Question: Do you think US President Donald Trump tried to give religious colour to the US-Iran war by inviting Christian priests to the White House, where the priests blessed Trump and egged him to continue the war with Iran?
Prof Anuradha: This trend has increased with all right-wing governments, especially Trump. He sees himself as the hand of God. In a poster, he showed himself looking like Christ. American Christians can violate their own secularism and their democracy. But they continue pointing fingers at others. They’ll call others theocratic, Islamic, this and that.
But themselves, they will never say that it’s a Christian state. They’ll always say liberal, democratic, secular. They can say anything but we have to expose their hypocrisy. I thin alternate media, etc. is doing it. They’re trying to curb it.
It is for the first that European powers have refused to join US war against Iran.
Question: As European powers have refused to support the US war against Iran, does this indicate a rupture in NATO?
Prof Anuradha: There are many reasons for the rupture between the Americans and their NATO allies in Europe. It is mainly due to Donald Trump’s controversial statements about taking Greenland and making Canada the “51st state,” which Europeans viewed as disrespectful to sovereignty. European countries were unhappy that the US acted militarily without proper consultation. The US strategic focus is shifting toward containing China in the Indo-Pacific region, including the South China Sea and Malacca Strait. Europe does not want to automatically support every American conflict, especially regarding Iran. European powers such as the United Kingdom, France, and Germany are concerned about their energy supplies from the Middle East, economic interests, and possible new waves of migrants if regional states collapse.
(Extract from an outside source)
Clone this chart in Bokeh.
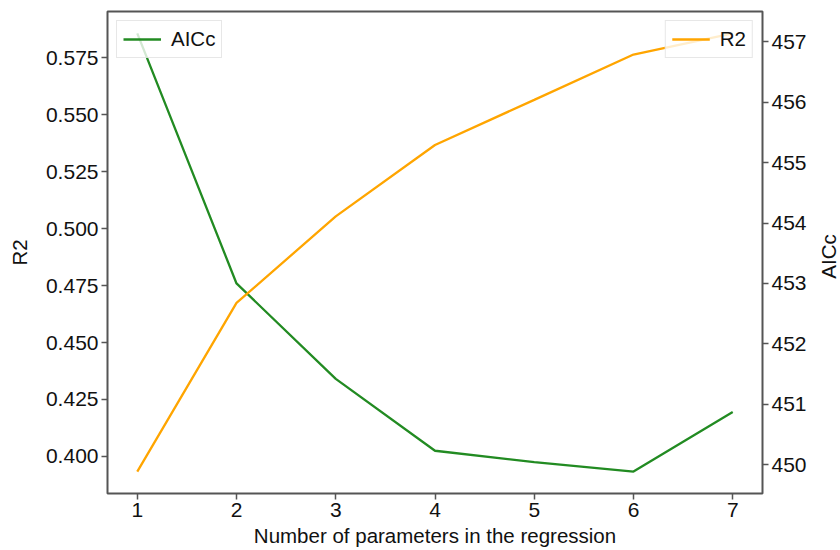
import math
from bokeh.plotting import figure
from bokeh.models import Range1d, LinearAxis, Legend, LegendItem, FixedTicker, NumeralTickFormatter, Label
from bokeh.embed import file_html
from bokeh.resources import INLINE

params = [1, 2, 3, 4, 5, 6, 7]
r2 = [0.3933, 0.4674, 0.5054, 0.5368, 0.5566, 0.5765, 0.5858]
aicc = [457.14, 453.00, 451.42, 450.23, 450.04, 449.885, 450.87]
r2_ticks = [0.400, 0.425, 0.450, 0.475, 0.500, 0.525, 0.550, 0.575]
aicc_ticks = [450, 451, 452, 453, 454, 455, 456, 457]

def padded(vals, frac=0.05):
    lo, hi = min(vals), max(vals)
    m = (hi - lo) * frac
    return lo - m, hi + m

FONT = "Liberation Sans"
AX = "#555555"
FS = "21px"
LFS = "20.5px"

W, H = 840, 550
BL, BR, BT, BB = 107, 78, 11, 57

x0, x1 = padded(params)
y0, y1 = padded(r2)
a0, a1 = padded(aicc)

p = figure(width=W, height=H, output_backend="svg", toolbar_location=None,
           x_range=Range1d(x0, x1), y_range=Range1d(y0, y1),
           min_border_left=BL, min_border_right=BR, min_border_top=BT, min_border_bottom=BB)
p.extra_y_ranges = {"aicc": Range1d(a0, a1)}
p.xgrid.visible = False
p.ygrid.visible = False
p.outline_line_color = AX
p.outline_line_width = 2
p.background_fill_color = "white"
p.border_fill_color = "white"

r_a = p.line(params, aicc, y_range_name="aicc", line_color="#228B22", line_width=2.3)
r_r = p.line(params, r2, line_color="#FFA500", line_width=2.3)

right = LinearAxis(y_range_name="aicc")
p.add_layout(right, "right")

for ax in [p.xaxis[0], p.yaxis[0], right]:
    ax.axis_line_color = None
    ax.major_tick_line_color = AX
    ax.major_tick_line_width = 1.5
    ax.major_tick_out = 6
    ax.major_tick_in = 0
    ax.minor_tick_line_color = None
    ax.major_label_text_font = FONT
    ax.major_label_text_font_size = FS
    ax.major_label_text_color = "#111111"
    ax.major_label_standoff = 3
    ax.axis_label_text_font = FONT
    ax.axis_label_text_font_size = LFS
    ax.axis_label_text_font_style = "normal"
    ax.axis_label_text_color = "#111111"

p.xaxis[0].ticker = FixedTicker(ticks=params)
p.xaxis[0].axis_label = "Number of parameters in the regression"
p.xaxis[0].axis_label_standoff = 4
p.yaxis[0].ticker = FixedTicker(ticks=r2_ticks)
p.yaxis[0].formatter = NumeralTickFormatter(format="0.000")
p.yaxis[0].axis_label = "R2"
p.yaxis[0].axis_label_standoff = 12
right.ticker = FixedTicker(ticks=aicc_ticks)

# right-hand axis title, reading bottom-to-top as in the reference
frame_h = H - BT - BB
p.add_layout(Label(x=19, y=frame_h / 2 - 4, x_units="screen", y_units="screen",
                   text="AICc", angle=math.pi / 2, text_align="center", text_baseline="middle",
                   text_font=FONT, text_font_size=LFS, text_color="#111111"), "right")

def make_legend(items, loc):
    lg = Legend(items=items, location=loc)
    lg.label_text_font = FONT
    lg.label_text_font_size = LFS
    lg.label_text_color = "#111111"
    lg.glyph_width = 38
    lg.glyph_height = 20
    lg.label_height = 20
    lg.label_standoff = 10
    lg.padding = 6
    lg.margin = 9
    lg.border_line_color = "#d0d0d0"
    lg.border_line_width = 1.5
    lg.background_fill_color = "white"
    lg.background_fill_alpha = 0.8
    return lg

p.add_layout(make_legend([LegendItem(label="AICc", renderers=[r_a])], "top_left"))
p.add_layout(make_legend([LegendItem(label="R2", renderers=[r_r])], "top_right"))

open("out.html", "w").write(file_html(p, INLINE))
Question: America and the Europeans, they always projected Iran as a threat to Arab countries and other countries in the region, but Iran never attacked any of these countries. It is the Israel which has attacked Lebanon, Syria, and recently, Qatar. Europeans and Americans don’t see Israel as a threat to the region. So, what’s your comment on that?
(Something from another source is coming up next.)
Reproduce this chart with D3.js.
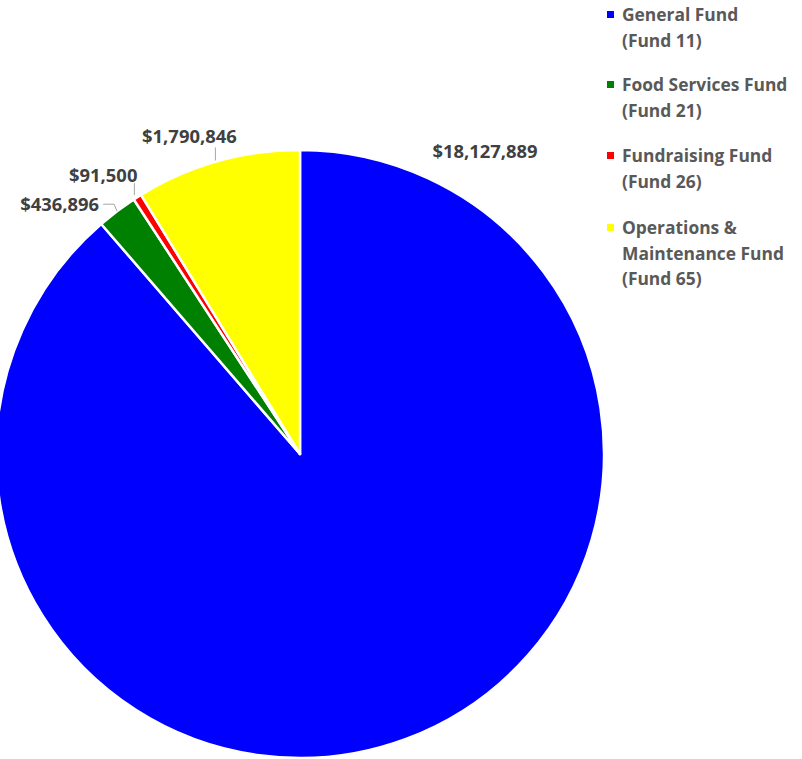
<!DOCTYPE html>
<html>
<head>
<meta charset="utf-8">
<script src="https://cdn.jsdelivr.net/npm/d3@7"></script>
<style>
  html, body { margin: 0; padding: 0; background: #fff; }
  svg { display: block; }
  text { font-family: "Open Sans", "DejaVu Sans", sans-serif; font-weight: 700; }
</style>
</head>
<body>
<svg id="chart" width="802" height="759"></svg>
<script>
// Fund budgets
const funds = ["General Fund", "Food Services Fund", "Fundraising Fund", "Operations & Maintenance Fund"];
const fundCodes = ["(Fund 11)", "(Fund 21)", "(Fund 26)", "(Fund 65)"];
const amounts = [18127889, 436896, 91500, 1790846];
const colors = ["#0000FF", "#008000", "#FF0000", "#FFFF00"];
// legend text lines per fund
const legendLines = [
  ["General Fund", "(Fund 11)"],
  ["Food Services Fund", "(Fund 21)"],
  ["Fundraising Fund", "(Fund 26)"],
  ["Operations &", "Maintenance Fund", "(Fund 65)"]
];

const svg = d3.select("#chart");
const cx = 300, cy = 454, R = 304;

const pie = d3.pie().sort(null).value(d => d)(amounts);
const arc = d3.arc().innerRadius(0).outerRadius(R);

const g = svg.append("g").attr("transform", `translate(${cx},${cy})`);
g.selectAll("path.slice")
  .data(pie)
  .join("path")
  .attr("class", "slice")
  .attr("d", arc)
  .attr("fill", (d, i) => colors[i])
  .attr("stroke", "#fff")
  .attr("stroke-width", 2.5)
  .attr("stroke-linejoin", "round");

const fmt = d3.format("$,.0f");

// point on the rim at a slice's mid angle
const rim = d => {
  const a = (d.startAngle + d.endAngle) / 2;
  return [R * Math.sin(a), -R * Math.cos(a)];
};

// label placement: leader path (relative to rim point) and text anchor
const labelLayout = [
  { text: [185, -302], anchor: "middle", leader: null, absolute: true },
  { leader: [[0, 0], [-3, -7], [-14, -7]], text: [-18, -7], anchor: "end" },
  { leader: [[-3, -2], [-3, -14]], text: [0, -22], anchor: "end" },
  { leader: [[-2, -1], [-2, -14]], text: [-28, -25], anchor: "middle" }
];

const labels = g.append("g");
pie.forEach((d, i) => {
  const L = labelLayout[i];
  const p = L.absolute ? [0, 0] : rim(d);
  if (L.leader) {
    labels.append("path")
      .attr("d", d3.line()(L.leader.map(q => [p[0] + q[0], p[1] + q[1]])))
      .attr("fill", "none")
      .attr("stroke", "#a6a6a6")
      .attr("stroke-width", 1);
  }
  labels.append("text")
    .attr("x", p[0] + L.text[0])
    .attr("y", p[1] + L.text[1])
    .attr("dy", "0.35em")
    .attr("text-anchor", L.anchor)
    .attr("fill", "#404040")
    .attr("font-size", 18.4)
    .text(fmt(amounts[i]));
});

// legend
const legend = svg.append("g").attr("transform", "translate(607,0)");
const entryY = [15, 85, 156, 228];
const lineH = 25.5;
legendLines.forEach((lines, i) => {
  const e = legend.append("g").attr("transform", `translate(0,${entryY[i]})`);
  e.append("rect")
    .attr("x", 0).attr("y", -4)
    .attr("width", 7).attr("height", 7)
    .attr("fill", colors[i]);
  lines.forEach((t, k) => {
    e.append("text")
      .attr("x", 15)
      .attr("y", k * lineH)
      .attr("dy", "0.35em")
      .attr("fill", "#595959")
      .attr("font-size", 17.4)
      .text(t);
  });
});
</script>
</body>
</html>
Prof Anuradha: Because this is a hypocrisy and paradox, so we have to get people to see it, right? Arab regime’s interest is to have a status quo, to demonise Iran. They have not taken a position against America attacking Iran. But they have not supported Gaza, Palestine, and that’s used as an excuse by others. So other countries, whether India, Indonesia, they’re saying if Arabs didn’t support it, why should we? We continue our trade with them? Let the Arabs first condemn it. They are the closest. So this kind of politics continues.
Yeah, Arabs did not support, Palestine, did not support this.
But the US-Iran war has changed the political situation in Arab world. It has, in fact, united both the Shias and Sunnis. The Arab dynastic rulers are under pressure of their local population to change their political alliances. So, the US conflict with Iran, which was so far projected as an enemy to all the Arab countries, has brought Iran and the Arab countries come together, at least politically, if not militarily.
The pressure from the people will impact these regimes, but it will take some time. States don’t change immediately.
Question: Do you think that Iran has become a regional superpower after 40-day war with the US?
Prof Anuradha: Yes. Definitely. The balance of power in the region has shifted. Iran has been recognised world over, especially in the Global South, as a country who can stand up for their sovereignty, for their rights, for their right to exist.
Israel, on the other hand, has become a pariah state. Everyone hates Netanyahu. They see him as a genocidal creep.